## [Work to complete]
Set down exactly the lines in the records below that run from the line with "Convert this diagram to TikZ code." to the line with "(cl) at (645.5,105)", inclusive, and nothing more.

======== Information shown ========

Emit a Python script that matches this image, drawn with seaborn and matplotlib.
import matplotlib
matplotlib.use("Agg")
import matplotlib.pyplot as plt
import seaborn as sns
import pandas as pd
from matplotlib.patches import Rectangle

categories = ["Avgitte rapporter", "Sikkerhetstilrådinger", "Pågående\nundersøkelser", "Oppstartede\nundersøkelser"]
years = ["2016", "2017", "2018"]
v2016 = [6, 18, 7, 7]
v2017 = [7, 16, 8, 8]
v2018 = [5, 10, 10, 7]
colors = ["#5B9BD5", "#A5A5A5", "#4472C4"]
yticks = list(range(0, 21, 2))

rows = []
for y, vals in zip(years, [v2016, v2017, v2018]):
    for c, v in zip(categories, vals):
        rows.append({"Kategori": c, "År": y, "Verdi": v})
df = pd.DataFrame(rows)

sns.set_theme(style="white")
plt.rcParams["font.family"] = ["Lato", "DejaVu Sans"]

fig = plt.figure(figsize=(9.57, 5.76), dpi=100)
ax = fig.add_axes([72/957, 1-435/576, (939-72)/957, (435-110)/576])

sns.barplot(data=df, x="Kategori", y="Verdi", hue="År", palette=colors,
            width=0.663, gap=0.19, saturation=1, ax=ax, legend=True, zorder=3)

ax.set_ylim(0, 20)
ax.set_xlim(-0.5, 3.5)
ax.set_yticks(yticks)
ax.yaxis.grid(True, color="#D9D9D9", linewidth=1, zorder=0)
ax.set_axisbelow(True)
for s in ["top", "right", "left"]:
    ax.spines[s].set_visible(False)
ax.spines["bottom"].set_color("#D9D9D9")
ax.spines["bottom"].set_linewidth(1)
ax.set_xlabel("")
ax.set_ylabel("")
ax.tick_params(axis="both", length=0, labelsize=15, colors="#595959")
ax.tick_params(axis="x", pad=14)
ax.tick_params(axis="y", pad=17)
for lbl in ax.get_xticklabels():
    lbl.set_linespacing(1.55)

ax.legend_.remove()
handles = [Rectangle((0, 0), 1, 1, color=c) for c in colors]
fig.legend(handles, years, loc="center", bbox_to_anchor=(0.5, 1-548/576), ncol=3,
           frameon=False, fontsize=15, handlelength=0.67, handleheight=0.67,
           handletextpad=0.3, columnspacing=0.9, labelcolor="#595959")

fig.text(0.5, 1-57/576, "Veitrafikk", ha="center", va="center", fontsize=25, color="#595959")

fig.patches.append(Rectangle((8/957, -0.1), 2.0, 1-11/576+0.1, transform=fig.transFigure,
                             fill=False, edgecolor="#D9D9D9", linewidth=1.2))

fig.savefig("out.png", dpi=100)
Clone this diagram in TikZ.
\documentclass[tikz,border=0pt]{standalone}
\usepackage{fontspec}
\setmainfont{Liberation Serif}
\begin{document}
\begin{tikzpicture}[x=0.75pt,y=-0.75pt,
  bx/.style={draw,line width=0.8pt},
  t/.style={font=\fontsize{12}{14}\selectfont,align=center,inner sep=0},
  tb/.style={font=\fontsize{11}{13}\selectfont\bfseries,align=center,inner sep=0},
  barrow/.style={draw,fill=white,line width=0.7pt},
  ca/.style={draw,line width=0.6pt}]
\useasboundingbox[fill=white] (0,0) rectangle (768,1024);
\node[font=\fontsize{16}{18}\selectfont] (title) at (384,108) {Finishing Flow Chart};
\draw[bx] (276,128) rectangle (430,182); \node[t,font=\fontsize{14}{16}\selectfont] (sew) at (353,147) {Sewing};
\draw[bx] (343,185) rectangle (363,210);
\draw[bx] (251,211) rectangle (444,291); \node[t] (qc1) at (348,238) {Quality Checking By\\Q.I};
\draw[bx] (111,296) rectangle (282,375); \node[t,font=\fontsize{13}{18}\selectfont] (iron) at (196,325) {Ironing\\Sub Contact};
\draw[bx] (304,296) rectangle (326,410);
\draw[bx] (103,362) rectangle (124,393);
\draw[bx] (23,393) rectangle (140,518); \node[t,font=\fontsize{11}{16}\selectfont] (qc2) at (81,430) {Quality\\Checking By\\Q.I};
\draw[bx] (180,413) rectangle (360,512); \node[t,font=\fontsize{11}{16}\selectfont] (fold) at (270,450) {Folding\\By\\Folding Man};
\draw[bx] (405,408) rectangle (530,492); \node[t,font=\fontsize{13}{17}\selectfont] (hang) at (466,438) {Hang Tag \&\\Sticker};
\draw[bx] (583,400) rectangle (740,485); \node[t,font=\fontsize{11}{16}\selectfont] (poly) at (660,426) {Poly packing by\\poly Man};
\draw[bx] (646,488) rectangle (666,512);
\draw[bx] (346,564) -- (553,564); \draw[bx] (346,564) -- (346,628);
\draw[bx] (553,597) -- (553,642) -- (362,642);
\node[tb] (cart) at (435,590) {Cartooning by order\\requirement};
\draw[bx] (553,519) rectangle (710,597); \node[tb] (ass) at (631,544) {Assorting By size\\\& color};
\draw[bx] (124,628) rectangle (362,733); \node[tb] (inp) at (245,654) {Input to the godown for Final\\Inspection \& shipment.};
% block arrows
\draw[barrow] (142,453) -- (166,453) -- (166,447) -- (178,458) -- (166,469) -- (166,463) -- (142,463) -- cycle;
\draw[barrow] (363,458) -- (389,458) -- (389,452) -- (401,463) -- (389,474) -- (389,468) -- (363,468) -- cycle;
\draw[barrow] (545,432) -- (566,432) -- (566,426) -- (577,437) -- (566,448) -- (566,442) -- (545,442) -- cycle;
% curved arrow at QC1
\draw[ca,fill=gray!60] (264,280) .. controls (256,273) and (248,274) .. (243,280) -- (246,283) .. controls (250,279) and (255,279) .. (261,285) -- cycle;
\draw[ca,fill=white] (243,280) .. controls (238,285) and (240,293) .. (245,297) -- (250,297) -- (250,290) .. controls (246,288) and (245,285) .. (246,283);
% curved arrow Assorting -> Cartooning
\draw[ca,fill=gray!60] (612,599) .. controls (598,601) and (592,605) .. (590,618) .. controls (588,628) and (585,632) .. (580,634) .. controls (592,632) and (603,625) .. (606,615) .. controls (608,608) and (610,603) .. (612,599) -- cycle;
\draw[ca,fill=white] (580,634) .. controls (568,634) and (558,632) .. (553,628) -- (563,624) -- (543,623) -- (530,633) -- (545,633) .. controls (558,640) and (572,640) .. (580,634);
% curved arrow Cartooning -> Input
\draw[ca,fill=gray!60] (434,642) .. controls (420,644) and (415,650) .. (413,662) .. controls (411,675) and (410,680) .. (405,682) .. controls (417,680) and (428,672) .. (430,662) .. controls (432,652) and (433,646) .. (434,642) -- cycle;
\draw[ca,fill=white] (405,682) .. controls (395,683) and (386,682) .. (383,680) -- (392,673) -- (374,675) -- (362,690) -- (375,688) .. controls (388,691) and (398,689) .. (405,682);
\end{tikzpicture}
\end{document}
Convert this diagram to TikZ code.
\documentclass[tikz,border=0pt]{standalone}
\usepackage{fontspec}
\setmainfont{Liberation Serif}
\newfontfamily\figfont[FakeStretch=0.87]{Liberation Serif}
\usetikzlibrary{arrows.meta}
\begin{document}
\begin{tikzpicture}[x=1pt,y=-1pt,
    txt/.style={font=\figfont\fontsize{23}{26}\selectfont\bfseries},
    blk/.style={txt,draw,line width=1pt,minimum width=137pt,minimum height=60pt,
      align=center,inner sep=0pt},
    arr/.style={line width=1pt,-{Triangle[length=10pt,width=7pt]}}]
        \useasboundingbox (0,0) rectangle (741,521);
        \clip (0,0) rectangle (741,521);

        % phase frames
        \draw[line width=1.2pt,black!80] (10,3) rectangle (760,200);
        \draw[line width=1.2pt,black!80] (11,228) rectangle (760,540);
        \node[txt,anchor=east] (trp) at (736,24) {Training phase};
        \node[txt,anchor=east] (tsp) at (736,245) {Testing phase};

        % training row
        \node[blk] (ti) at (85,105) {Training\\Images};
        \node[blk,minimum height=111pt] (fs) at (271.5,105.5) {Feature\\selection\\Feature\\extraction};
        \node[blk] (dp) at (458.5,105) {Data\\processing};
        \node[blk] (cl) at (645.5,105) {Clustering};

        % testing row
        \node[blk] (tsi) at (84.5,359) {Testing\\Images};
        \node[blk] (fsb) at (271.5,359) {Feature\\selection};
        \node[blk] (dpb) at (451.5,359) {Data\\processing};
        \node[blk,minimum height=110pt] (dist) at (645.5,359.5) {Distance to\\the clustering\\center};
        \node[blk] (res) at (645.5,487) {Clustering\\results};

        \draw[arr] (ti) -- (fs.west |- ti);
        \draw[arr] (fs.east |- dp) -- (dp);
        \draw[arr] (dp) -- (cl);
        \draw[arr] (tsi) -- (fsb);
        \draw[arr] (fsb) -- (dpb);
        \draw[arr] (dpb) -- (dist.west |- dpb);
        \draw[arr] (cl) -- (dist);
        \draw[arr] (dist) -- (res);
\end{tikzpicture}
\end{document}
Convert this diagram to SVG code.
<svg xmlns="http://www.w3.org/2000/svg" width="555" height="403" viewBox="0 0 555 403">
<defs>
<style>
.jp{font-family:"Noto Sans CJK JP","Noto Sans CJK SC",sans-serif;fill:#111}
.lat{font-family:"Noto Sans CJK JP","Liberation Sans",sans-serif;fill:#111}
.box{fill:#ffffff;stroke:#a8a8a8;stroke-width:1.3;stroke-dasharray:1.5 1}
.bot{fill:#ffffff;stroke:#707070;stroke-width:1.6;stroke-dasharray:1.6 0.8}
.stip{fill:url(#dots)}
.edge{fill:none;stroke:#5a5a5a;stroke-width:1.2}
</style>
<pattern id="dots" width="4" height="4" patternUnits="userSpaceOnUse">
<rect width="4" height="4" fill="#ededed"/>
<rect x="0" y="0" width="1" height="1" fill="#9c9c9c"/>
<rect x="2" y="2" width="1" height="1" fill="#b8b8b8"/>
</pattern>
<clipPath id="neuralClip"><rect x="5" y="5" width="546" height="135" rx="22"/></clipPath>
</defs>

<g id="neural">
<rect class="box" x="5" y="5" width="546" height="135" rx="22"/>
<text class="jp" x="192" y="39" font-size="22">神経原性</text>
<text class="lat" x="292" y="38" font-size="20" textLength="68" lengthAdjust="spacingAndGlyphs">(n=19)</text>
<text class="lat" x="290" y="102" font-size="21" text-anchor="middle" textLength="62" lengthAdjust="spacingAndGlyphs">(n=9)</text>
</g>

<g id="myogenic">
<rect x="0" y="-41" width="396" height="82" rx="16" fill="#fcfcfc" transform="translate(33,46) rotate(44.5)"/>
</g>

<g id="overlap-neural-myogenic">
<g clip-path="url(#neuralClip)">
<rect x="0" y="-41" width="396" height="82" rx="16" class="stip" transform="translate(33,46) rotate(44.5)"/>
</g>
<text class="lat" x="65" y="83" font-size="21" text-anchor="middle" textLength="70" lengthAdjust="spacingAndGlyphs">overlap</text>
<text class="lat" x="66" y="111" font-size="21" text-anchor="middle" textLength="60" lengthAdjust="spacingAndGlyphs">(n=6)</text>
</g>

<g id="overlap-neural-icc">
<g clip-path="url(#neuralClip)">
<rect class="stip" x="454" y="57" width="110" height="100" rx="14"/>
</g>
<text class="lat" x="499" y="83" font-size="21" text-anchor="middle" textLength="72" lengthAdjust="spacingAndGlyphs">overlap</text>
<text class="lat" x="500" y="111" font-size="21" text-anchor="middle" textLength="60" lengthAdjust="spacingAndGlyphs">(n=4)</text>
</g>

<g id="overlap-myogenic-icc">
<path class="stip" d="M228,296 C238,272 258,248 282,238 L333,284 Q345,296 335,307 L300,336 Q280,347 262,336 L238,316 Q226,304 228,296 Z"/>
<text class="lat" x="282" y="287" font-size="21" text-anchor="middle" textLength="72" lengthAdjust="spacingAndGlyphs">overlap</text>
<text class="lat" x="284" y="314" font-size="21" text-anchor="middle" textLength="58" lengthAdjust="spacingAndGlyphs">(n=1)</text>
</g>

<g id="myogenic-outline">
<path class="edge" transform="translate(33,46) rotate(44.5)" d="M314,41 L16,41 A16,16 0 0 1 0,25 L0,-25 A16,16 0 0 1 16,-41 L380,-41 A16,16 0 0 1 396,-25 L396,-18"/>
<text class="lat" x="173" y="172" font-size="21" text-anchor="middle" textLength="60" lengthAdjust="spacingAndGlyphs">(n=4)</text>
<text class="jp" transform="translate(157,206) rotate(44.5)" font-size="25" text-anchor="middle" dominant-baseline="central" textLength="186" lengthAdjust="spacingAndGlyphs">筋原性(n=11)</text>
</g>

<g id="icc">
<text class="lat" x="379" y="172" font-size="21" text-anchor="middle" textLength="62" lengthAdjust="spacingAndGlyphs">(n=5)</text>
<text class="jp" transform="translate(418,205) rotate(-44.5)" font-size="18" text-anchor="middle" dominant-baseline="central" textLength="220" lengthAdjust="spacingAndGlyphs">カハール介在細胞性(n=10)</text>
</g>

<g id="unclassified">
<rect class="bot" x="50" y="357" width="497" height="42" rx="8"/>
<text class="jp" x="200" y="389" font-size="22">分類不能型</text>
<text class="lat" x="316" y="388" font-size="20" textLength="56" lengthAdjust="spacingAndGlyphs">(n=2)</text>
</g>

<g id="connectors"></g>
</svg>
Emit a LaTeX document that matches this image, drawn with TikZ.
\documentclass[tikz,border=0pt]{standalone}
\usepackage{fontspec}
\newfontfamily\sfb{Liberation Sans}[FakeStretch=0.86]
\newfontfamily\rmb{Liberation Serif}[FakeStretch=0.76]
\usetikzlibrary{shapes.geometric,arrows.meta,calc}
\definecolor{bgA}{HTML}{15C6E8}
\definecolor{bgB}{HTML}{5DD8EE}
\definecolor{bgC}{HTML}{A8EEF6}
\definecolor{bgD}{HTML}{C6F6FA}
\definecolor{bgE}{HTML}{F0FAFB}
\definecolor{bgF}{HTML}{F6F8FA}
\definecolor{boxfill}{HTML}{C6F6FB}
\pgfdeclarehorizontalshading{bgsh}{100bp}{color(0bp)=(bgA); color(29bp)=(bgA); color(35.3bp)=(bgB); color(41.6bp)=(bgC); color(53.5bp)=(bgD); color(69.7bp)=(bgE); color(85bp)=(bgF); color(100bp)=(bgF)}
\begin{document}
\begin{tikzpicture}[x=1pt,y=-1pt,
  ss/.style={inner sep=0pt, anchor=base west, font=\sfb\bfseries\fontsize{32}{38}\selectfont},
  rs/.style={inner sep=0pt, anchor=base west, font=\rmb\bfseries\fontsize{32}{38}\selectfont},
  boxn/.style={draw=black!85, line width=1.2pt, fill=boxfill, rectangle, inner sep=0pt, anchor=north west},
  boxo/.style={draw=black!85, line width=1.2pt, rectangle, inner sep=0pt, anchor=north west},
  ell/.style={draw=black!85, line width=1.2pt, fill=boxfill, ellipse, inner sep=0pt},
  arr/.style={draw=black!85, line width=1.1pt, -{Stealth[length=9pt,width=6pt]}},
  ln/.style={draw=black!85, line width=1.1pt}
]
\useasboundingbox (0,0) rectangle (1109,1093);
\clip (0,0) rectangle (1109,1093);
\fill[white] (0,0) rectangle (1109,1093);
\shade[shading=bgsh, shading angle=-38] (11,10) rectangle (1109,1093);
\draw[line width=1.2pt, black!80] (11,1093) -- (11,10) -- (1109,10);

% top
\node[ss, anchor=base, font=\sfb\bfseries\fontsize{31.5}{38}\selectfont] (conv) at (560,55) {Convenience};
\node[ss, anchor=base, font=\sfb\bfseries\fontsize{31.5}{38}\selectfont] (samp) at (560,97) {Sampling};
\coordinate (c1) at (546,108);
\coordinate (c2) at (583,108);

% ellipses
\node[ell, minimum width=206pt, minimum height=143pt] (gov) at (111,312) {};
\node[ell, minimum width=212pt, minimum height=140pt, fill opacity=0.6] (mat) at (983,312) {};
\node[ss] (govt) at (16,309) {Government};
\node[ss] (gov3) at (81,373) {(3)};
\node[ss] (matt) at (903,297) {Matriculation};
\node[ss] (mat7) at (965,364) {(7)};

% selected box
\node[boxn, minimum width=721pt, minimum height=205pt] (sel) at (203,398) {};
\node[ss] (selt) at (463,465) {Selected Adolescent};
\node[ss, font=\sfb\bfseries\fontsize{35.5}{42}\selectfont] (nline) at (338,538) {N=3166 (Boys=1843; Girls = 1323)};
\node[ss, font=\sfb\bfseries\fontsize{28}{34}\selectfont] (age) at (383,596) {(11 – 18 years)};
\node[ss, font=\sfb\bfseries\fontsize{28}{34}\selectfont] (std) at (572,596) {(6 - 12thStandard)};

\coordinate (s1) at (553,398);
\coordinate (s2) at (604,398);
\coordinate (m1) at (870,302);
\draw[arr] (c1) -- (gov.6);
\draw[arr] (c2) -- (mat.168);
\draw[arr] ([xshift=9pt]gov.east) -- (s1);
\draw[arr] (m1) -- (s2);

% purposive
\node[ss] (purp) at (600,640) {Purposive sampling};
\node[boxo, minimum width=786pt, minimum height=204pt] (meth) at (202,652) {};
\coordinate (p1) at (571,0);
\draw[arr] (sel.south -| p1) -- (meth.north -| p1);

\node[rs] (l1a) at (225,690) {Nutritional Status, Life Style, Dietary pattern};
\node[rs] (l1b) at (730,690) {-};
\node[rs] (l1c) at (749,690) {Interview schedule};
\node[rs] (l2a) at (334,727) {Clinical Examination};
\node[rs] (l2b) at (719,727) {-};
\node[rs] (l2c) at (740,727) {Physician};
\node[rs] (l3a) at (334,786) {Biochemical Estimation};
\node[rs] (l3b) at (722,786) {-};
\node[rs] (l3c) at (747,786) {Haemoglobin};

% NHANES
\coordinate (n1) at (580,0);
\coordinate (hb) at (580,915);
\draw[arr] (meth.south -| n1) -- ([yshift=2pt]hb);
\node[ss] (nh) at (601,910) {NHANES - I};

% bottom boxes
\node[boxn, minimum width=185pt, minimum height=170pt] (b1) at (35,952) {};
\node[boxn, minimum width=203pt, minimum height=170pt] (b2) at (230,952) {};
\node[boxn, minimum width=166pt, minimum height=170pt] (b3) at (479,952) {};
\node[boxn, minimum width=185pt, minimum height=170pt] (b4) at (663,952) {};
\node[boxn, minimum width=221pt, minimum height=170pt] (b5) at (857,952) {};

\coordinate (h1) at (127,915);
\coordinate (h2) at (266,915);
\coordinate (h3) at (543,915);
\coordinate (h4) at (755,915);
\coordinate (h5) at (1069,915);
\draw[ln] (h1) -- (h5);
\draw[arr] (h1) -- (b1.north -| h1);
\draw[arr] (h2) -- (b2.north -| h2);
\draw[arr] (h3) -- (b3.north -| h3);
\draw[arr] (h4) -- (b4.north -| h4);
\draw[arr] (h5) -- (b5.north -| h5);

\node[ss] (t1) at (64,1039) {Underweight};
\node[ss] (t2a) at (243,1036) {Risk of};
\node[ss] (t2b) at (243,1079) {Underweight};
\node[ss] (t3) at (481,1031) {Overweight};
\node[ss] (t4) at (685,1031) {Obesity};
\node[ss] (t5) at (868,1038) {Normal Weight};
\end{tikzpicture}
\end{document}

========

## [Result for this task]
Convert this diagram to TikZ code.
\documentclass[tikz,border=0pt]{standalone}
\usepackage{fontspec}
\setmainfont{Liberation Serif}
\newfontfamily\figfont[FakeStretch=0.87]{Liberation Serif}
\usetikzlibrary{arrows.meta}
\begin{document}
\begin{tikzpicture}[x=1pt,y=-1pt,
    txt/.style={font=\figfont\fontsize{23}{26}\selectfont\bfseries},
    blk/.style={txt,draw,line width=1pt,minimum width=137pt,minimum height=60pt,
      align=center,inner sep=0pt},
    arr/.style={line width=1pt,-{Triangle[length=10pt,width=7pt]}}]
        \useasboundingbox (0,0) rectangle (741,521);
        \clip (0,0) rectangle (741,521);

        % phase frames
        \draw[line width=1.2pt,black!80] (10,3) rectangle (760,200);
        \draw[line width=1.2pt,black!80] (11,228) rectangle (760,540);
        \node[txt,anchor=east] (trp) at (736,24) {Training phase};
        \node[txt,anchor=east] (tsp) at (736,245) {Testing phase};

        % training row
        \node[blk] (ti) at (85,105) {Training\\Images};
        \node[blk,minimum height=111pt] (fs) at (271.5,105.5) {Feature\\selection\\Feature\\extraction};
        \node[blk] (dp) at (458.5,105) {Data\\processing};
        \node[blk] (cl) at (645.5,105) {Clustering};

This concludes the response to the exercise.